#### TASK OBJECTIVE
Pictures stay out of this copy; please retype only the lines from the start of the records through the line with "fontsize=14, fontweight='bold', color=text_color)".

#### STORED RECORDS

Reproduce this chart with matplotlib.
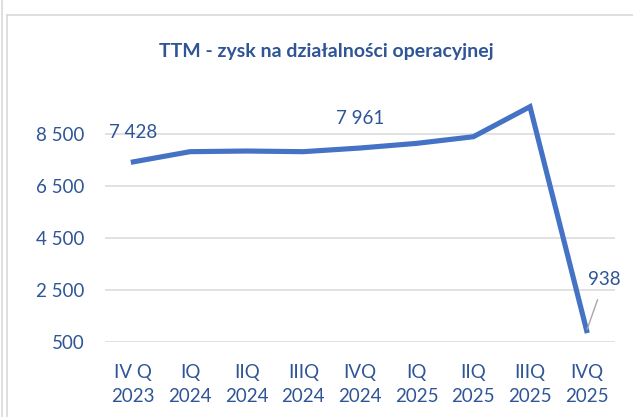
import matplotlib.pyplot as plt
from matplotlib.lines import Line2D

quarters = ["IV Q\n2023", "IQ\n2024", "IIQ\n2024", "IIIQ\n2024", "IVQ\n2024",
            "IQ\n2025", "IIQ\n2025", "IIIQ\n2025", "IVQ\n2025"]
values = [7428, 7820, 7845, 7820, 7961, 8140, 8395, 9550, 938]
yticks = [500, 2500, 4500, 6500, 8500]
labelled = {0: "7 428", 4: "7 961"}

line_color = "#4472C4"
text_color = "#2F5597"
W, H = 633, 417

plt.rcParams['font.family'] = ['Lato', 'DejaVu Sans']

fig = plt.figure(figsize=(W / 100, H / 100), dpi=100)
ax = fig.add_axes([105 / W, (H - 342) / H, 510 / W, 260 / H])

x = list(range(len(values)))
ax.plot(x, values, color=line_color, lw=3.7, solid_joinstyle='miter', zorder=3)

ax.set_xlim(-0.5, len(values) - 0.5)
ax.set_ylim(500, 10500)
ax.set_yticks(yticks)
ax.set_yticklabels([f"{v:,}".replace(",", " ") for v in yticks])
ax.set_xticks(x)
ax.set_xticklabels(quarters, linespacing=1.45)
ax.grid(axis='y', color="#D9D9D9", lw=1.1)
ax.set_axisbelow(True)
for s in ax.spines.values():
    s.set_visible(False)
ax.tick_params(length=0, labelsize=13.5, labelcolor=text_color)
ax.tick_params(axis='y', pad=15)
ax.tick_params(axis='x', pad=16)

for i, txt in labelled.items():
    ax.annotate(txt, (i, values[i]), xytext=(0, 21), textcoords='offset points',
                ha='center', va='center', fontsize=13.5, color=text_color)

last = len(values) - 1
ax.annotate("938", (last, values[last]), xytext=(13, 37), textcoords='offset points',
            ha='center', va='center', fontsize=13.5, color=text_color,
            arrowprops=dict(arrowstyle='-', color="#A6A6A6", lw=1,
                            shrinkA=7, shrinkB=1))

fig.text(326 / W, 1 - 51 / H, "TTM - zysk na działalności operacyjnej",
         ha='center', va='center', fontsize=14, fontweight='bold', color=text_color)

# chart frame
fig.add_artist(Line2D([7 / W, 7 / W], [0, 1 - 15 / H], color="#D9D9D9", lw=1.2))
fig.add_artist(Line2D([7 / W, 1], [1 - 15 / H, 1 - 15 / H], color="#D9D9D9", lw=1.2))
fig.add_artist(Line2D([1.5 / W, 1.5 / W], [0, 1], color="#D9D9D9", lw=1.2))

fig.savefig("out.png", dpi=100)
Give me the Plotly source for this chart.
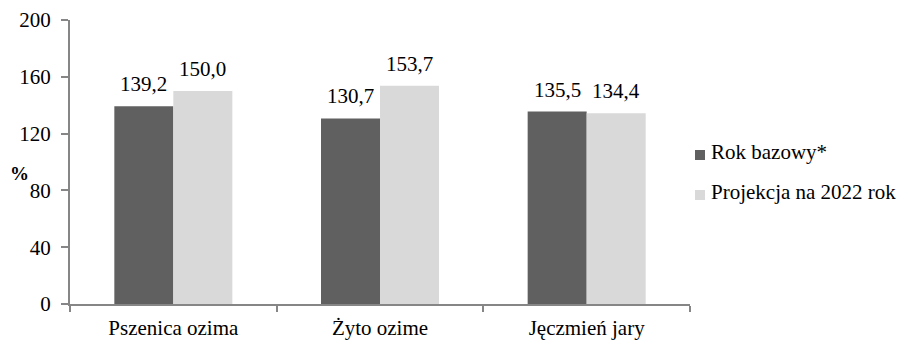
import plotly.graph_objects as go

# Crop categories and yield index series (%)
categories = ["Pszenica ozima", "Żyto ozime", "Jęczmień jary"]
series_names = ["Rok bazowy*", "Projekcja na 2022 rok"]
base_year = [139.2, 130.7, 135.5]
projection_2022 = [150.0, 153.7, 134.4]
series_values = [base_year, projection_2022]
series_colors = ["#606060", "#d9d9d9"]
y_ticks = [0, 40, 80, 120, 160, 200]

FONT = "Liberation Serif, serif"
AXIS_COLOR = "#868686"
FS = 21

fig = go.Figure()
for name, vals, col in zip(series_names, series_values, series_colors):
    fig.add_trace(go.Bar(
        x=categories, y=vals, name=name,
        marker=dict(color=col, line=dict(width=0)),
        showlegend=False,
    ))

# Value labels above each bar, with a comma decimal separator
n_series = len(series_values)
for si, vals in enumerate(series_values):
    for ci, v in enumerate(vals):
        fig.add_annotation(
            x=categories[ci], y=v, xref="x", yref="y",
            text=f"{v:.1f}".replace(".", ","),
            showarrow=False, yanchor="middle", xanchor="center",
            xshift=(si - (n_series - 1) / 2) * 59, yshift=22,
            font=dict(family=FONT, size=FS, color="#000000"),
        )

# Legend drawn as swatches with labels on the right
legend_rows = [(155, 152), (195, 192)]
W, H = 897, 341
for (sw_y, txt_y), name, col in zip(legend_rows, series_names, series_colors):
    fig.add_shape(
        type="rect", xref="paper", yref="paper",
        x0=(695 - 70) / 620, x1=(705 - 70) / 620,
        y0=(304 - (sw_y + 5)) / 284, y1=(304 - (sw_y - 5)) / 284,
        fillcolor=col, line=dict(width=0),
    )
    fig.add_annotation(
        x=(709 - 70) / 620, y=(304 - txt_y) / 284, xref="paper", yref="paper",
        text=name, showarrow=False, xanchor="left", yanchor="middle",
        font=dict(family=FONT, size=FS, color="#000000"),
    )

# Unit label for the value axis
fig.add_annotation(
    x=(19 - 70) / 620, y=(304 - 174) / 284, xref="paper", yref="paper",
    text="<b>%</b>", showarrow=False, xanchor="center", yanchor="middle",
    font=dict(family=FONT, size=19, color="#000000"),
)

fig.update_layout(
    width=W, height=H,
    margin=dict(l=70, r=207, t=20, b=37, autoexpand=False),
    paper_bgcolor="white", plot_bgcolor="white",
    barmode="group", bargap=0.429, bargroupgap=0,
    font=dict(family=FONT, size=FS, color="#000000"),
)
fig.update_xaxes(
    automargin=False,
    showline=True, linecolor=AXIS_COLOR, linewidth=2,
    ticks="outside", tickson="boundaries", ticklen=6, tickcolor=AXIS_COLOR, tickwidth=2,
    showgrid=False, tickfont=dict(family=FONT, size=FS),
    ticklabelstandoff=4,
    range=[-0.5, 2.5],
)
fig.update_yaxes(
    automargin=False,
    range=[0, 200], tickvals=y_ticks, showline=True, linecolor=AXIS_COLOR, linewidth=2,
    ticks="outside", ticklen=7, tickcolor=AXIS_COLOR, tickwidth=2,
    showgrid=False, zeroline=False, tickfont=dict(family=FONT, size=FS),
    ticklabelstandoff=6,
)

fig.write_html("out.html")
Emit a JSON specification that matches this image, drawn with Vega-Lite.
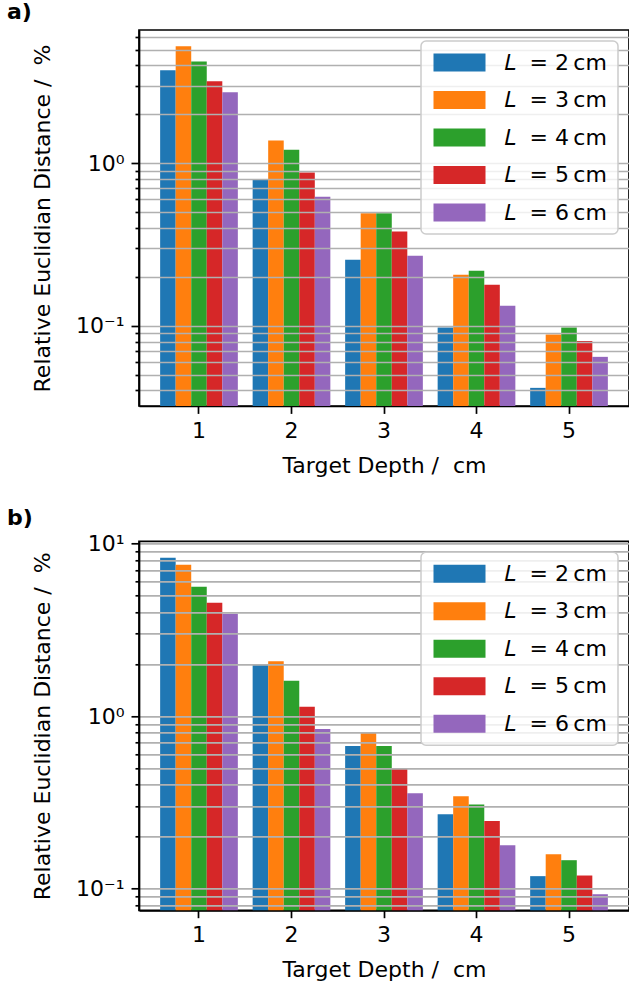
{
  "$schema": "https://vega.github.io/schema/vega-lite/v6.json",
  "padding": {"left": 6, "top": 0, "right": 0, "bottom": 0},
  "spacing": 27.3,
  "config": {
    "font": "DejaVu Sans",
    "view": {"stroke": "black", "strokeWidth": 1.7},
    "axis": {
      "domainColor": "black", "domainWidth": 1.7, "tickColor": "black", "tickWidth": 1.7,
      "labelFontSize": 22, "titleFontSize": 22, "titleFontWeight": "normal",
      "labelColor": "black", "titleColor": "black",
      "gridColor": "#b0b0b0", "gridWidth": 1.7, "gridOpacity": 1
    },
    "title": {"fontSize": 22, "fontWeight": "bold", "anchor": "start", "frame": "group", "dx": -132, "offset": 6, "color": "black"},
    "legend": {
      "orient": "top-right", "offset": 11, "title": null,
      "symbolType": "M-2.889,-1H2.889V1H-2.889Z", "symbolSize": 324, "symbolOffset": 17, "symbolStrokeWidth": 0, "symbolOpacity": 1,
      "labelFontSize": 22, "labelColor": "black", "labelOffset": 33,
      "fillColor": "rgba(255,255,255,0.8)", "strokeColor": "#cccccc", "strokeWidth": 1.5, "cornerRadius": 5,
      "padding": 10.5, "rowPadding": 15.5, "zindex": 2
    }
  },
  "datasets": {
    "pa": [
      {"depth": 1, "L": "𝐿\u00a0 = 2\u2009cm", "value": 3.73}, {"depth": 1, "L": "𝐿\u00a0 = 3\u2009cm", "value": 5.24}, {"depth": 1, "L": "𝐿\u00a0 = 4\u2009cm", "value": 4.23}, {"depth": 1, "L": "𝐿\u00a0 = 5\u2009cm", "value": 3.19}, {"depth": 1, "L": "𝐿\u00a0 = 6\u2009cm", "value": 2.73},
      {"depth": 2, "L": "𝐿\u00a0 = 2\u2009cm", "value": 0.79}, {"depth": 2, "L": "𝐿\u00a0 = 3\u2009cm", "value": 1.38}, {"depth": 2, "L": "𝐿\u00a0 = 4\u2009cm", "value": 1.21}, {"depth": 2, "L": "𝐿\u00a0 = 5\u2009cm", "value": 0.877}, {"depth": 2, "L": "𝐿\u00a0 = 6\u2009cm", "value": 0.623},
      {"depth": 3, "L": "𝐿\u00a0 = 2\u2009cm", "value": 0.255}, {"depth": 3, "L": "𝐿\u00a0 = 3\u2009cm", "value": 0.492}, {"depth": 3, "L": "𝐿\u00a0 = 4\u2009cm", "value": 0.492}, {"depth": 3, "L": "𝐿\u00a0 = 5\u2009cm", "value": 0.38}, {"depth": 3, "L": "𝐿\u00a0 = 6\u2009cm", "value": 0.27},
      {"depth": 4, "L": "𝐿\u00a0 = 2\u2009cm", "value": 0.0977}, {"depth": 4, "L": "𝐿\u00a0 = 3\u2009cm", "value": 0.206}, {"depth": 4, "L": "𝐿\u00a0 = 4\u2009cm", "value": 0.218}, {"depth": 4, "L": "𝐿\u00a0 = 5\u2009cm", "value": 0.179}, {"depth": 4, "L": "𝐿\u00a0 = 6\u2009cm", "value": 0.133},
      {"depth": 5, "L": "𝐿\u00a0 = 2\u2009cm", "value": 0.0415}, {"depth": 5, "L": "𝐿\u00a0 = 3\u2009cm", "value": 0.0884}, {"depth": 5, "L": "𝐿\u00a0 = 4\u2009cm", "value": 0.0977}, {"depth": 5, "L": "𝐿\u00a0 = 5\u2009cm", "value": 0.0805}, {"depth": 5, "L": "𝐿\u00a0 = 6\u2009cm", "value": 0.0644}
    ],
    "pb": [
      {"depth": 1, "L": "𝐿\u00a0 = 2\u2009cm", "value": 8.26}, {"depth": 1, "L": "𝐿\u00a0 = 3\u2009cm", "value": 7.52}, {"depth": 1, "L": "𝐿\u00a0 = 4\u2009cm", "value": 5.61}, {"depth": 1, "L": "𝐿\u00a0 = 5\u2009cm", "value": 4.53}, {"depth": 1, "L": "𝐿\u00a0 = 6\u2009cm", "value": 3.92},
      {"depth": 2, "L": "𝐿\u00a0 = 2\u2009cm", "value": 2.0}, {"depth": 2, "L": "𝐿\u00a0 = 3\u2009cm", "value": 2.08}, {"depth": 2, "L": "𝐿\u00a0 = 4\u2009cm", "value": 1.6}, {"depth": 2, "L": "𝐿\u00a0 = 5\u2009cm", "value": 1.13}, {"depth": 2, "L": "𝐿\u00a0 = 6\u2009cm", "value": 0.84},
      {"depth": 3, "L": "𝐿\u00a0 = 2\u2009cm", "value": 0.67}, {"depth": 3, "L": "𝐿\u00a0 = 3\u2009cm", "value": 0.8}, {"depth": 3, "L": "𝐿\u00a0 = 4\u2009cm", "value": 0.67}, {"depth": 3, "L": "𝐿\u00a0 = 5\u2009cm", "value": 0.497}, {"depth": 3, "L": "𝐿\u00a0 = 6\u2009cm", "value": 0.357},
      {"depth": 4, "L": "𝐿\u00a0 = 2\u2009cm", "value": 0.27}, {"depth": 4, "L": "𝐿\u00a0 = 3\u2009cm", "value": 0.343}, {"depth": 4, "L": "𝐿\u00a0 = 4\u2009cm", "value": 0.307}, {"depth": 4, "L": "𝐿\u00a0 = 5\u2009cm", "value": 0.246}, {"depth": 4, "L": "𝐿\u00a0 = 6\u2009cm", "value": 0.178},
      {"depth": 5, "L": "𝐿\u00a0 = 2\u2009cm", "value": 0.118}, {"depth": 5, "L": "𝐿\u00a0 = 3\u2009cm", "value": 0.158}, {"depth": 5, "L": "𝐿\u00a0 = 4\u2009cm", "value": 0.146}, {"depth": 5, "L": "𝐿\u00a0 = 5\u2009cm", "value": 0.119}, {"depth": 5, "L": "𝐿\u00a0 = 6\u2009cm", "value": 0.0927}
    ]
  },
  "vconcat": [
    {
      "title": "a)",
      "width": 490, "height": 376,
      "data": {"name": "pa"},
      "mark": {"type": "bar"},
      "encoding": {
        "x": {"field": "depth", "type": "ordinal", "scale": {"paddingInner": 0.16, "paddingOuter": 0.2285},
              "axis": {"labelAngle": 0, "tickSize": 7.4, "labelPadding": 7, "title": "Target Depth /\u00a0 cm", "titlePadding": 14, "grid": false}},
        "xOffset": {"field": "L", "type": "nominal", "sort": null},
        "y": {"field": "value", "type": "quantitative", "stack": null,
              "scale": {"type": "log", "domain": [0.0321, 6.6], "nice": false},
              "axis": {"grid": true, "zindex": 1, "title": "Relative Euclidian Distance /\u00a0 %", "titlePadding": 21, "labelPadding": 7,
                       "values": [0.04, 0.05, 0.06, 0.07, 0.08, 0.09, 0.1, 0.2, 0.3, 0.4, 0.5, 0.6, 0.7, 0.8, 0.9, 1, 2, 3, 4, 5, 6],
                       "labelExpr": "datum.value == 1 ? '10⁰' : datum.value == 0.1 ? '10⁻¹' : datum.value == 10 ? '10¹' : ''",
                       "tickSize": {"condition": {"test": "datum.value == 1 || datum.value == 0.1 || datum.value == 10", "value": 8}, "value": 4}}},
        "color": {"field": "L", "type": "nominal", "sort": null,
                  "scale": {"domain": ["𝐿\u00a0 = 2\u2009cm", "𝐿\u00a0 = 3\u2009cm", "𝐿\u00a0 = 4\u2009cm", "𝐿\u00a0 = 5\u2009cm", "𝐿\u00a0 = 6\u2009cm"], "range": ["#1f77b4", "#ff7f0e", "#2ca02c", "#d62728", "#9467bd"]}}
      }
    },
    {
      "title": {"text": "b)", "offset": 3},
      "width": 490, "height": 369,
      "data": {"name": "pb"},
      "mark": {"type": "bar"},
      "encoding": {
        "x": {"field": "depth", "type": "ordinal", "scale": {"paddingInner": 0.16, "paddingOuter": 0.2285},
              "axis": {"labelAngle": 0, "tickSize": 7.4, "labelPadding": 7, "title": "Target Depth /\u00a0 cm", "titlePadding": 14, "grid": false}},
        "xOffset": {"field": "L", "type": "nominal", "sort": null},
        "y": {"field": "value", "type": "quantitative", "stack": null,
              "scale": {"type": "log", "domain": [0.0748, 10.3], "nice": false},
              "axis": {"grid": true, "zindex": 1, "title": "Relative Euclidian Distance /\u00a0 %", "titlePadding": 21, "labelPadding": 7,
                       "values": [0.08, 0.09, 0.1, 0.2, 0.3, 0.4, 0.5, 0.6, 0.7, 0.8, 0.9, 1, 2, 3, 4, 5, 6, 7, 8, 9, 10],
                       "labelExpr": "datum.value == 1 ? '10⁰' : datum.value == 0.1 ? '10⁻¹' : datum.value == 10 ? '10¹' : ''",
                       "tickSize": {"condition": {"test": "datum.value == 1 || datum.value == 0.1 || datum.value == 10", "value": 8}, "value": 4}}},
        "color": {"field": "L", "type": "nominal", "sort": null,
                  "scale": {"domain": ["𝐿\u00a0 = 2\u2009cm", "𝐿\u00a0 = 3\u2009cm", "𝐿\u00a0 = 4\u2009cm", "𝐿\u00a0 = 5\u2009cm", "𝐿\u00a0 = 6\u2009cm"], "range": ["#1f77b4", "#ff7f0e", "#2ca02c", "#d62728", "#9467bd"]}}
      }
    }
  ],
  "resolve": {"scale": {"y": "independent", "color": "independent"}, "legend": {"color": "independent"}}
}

#### THE SOLUTION
Reproduce this chart with matplotlib.
import matplotlib.pyplot as plt
from matplotlib.lines import Line2D

quarters = ["IV Q\n2023", "IQ\n2024", "IIQ\n2024", "IIIQ\n2024", "IVQ\n2024",
            "IQ\n2025", "IIQ\n2025", "IIIQ\n2025", "IVQ\n2025"]
values = [7428, 7820, 7845, 7820, 7961, 8140, 8395, 9550, 938]
yticks = [500, 2500, 4500, 6500, 8500]
labelled = {0: "7 428", 4: "7 961"}

line_color = "#4472C4"
text_color = "#2F5597"
W, H = 633, 417

plt.rcParams['font.family'] = ['Lato', 'DejaVu Sans']

fig = plt.figure(figsize=(W / 100, H / 100), dpi=100)
ax = fig.add_axes([105 / W, (H - 342) / H, 510 / W, 260 / H])

x = list(range(len(values)))
ax.plot(x, values, color=line_color, lw=3.7, solid_joinstyle='miter', zorder=3)

ax.set_xlim(-0.5, len(values) - 0.5)
ax.set_ylim(500, 10500)
ax.set_yticks(yticks)
ax.set_yticklabels([f"{v:,}".replace(",", " ") for v in yticks])
ax.set_xticks(x)
ax.set_xticklabels(quarters, linespacing=1.45)
ax.grid(axis='y', color="#D9D9D9", lw=1.1)
ax.set_axisbelow(True)
for s in ax.spines.values():
    s.set_visible(False)
ax.tick_params(length=0, labelsize=13.5, labelcolor=text_color)
ax.tick_params(axis='y', pad=15)
ax.tick_params(axis='x', pad=16)

for i, txt in labelled.items():
    ax.annotate(txt, (i, values[i]), xytext=(0, 21), textcoords='offset points',
                ha='center', va='center', fontsize=13.5, color=text_color)

last = len(values) - 1
ax.annotate("938", (last, values[last]), xytext=(13, 37), textcoords='offset points',
            ha='center', va='center', fontsize=13.5, color=text_color,
            arrowprops=dict(arrowstyle='-', color="#A6A6A6", lw=1,
                            shrinkA=7, shrinkB=1))

fig.text(326 / W, 1 - 51 / H, "TTM - zysk na działalności operacyjnej",
         ha='center', va='center', fontsize=14, fontweight='bold', color=text_color)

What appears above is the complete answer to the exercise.